Consider a processes with run times of 21, 3, 6, 2 (msecs). Average wait time for First-Come-First-Serve
is (0 + 21 + 24 + 30)/4 = 18.75 msecs and for Shortest Job First
is (0+2+5+11)/4 = 4.5ms.
Does this mean Shortest Job First
is better? I understand the wait time is longer in the first one but this is not busy waiting, the CPU is busy executing tasks. Like 21 msec task first, first it is completed then next to the other one etc. Like shouldn't it take same amount of time to complete the tasks no matter the order? Any ideas?
Upvotes: 1
Views: 599
Reputation: 14856
No, that does not mean shortest job first is better, SJF
minimizes the average waiting time
on the expense of fairness. All these are just measurements.
On a single processor system, yes, it will take the same time.

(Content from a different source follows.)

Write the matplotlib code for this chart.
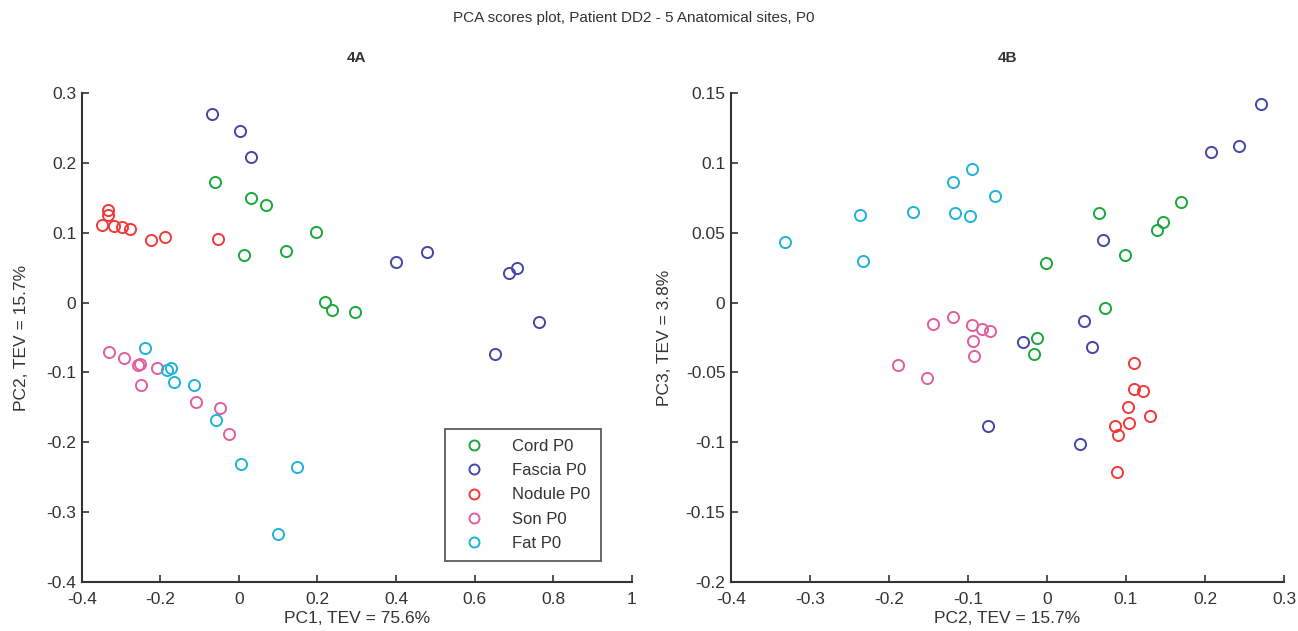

It all comes down to what is the purpose of the system, what are the kind of jobs that will be run.
EDIT
In linux2.6 as an example to real system, the scheduling algorithm for real tasks was SCHED_OTHER
which gave priority to processes that had a high average sleepig time. (i.e. jobs that spent most of the time sleeping waiting for some i/o). We would like to minimize their response time.
And the system shared the CPU by all the processes by giving each one a slice time, unlike RR which gives an equal slice time.